最もパワフルな「GTI」の派生モデルは、0から100km/hを5.5秒で、200km/hマークを、「GTI」よりも4秒以上前に通過する。
標準装備のDSGは、素早く自信を持ってシフトチェンジできるが、各自の好みに合わせてさらに速く、もっと強引にすることも可能だ。
なぜなら、サーキットでは、「GTIクラブスポーツ」は極めて意欲的な印象を残すからだ。1,454kgの車重は、ベーシックな「GTI」よりも46kg重いが、「ゴルフR」よりも66kg軽い。「GTIクラブスポーツ」は、軽やかな足取りでカーブに身を投じ、あまりふらつかず、限界まで十分なグリップを発揮してカーブを駆け抜けていく。アンダーステア? いや、それは意図的に起こさなければならない。ここでも、新しい「ドライビングダイナミクスマネージャー」が、3つのモデルすべてにオプション設定されているDCC(1,045ユーロ=約13万円)と電気機械式フロントアクスルのクロスロックを連動させてアシストしてくれる。これが非常に巧妙に行われているため、全輪駆動が恋しくなることはなく、1周するごとに、「GTIクラブスポーツ」との親和性が高まっていく。
この300馬力のゴルフは、コンチドロームのタイトなカーブでも、トラクションに大きな問題を起こすことなく走り出す。続くストレートで計測された202km/hの最高速度が、その実力を証明している。
その日の終わりに、時計は1分35秒5という素晴らしいラップタイムの数字を示していた。これは、全輪駆動仕様の「ゴルフR」に比べてコンマ3秒の差であり、燃費(GTIクラブスポーツの10.8km/ℓに対しゴルフRの9.9km/ℓ)や、車両価格(GTIクラブスポーツの43,830ユーロ=約572万円に対しゴルフRの57,330ユーロ=約750万円)では、「GTIクラブスポーツ」が明らかに勝っている。

「GTI」と「GTIクラブスポーツ」と「R」。
フォルクスワーゲン ゴルフには、今や純粋なガソリンのハイパフォーマンスモデルだけで3つもあるのだった。これにプラグインハイブリッドモデルである「GTE」と、ディーゼルエンジンの「GTD」を交えると、5種類のハイパフォーマンスバージョンがあって、これじゃあいったいどれにしようか悩むのは当たり前である。
自分で買うとしたらいったいどれにしようと思うし、「GTI」がいいのか「R」がいいのか、といった話題は自動車好きの間の酒のつまみとしていつも適当な話題である。
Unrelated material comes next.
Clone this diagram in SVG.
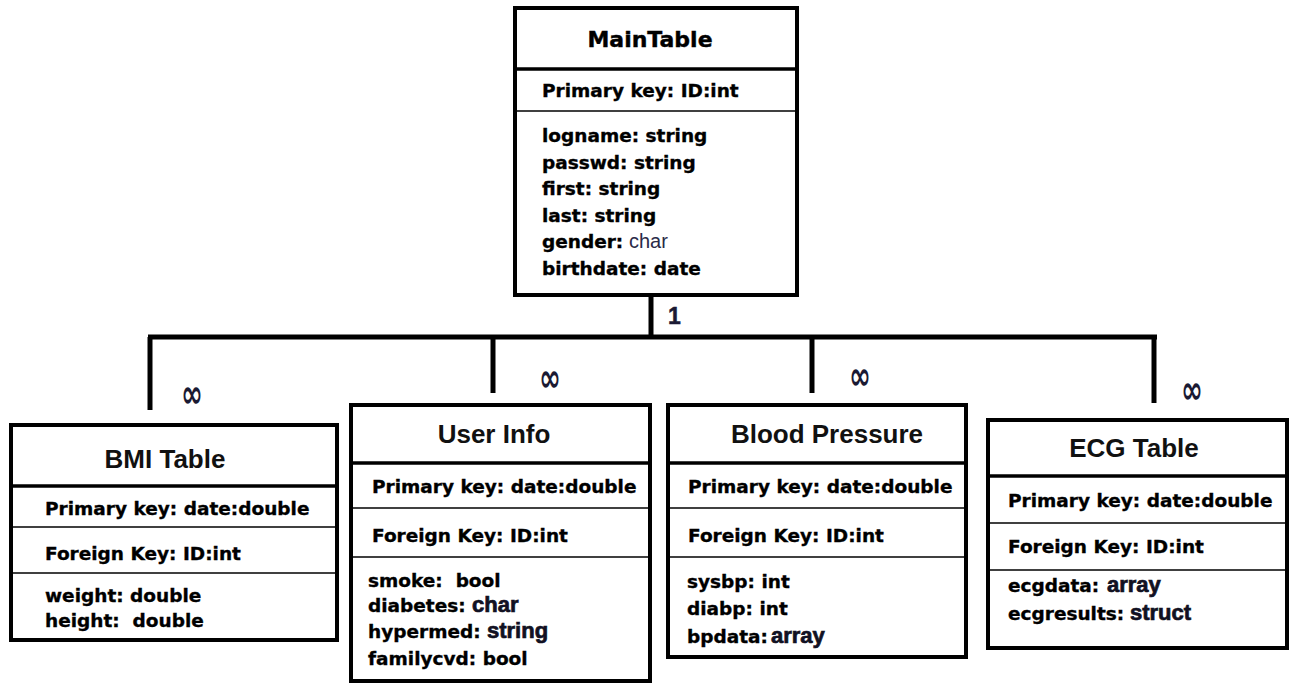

今回面白かったのは、「GTI」と「GTIクラブスポーツ」が最下位と一位だったことで、「クラブスポーツ」というものがそれほど良いのか、と驚いたと同時に、だったら全部「GTIクラブスポーツ」にしちゃダメなのだろうか、という疑問である。まあ「GTIクラブスポーツ」は辛口バージョンだから、普段の使用には「GTI」のほうが適しているのかもしれないし、その名の通り、国境を越えるようなグランドツーリングには普通の「GTI」のほうが適しているのだろう。
その一方、全輪駆動からハイパワーエンジンまで、総てんこ盛りの「R」は、オールマイティーの自動車のようにも思えるが、やはり750万円を超える価格を考慮すると、その購入に踏ん切りがつかなくなる気持ちもよくわかる。また純粋なクルマを操る場面では、全輪駆動という部分がネックになるのかもしれない。
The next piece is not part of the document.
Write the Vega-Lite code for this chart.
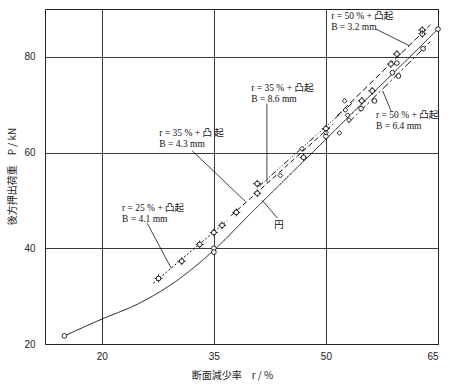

それにしても、どのゴルフも本当にハイパフォーマンスカーになったものだ。普通のボクスターとかケイマンを上回るパフォーマンスを見ると、これ以上の性能は必要ないだろう、と感じると同時に、純粋な内燃機関のハイパフォーマンスVWゴルフが欲しい人にとっては、多くのバリエーションの中から自由に選択できるチャンスは、今が最後でもある。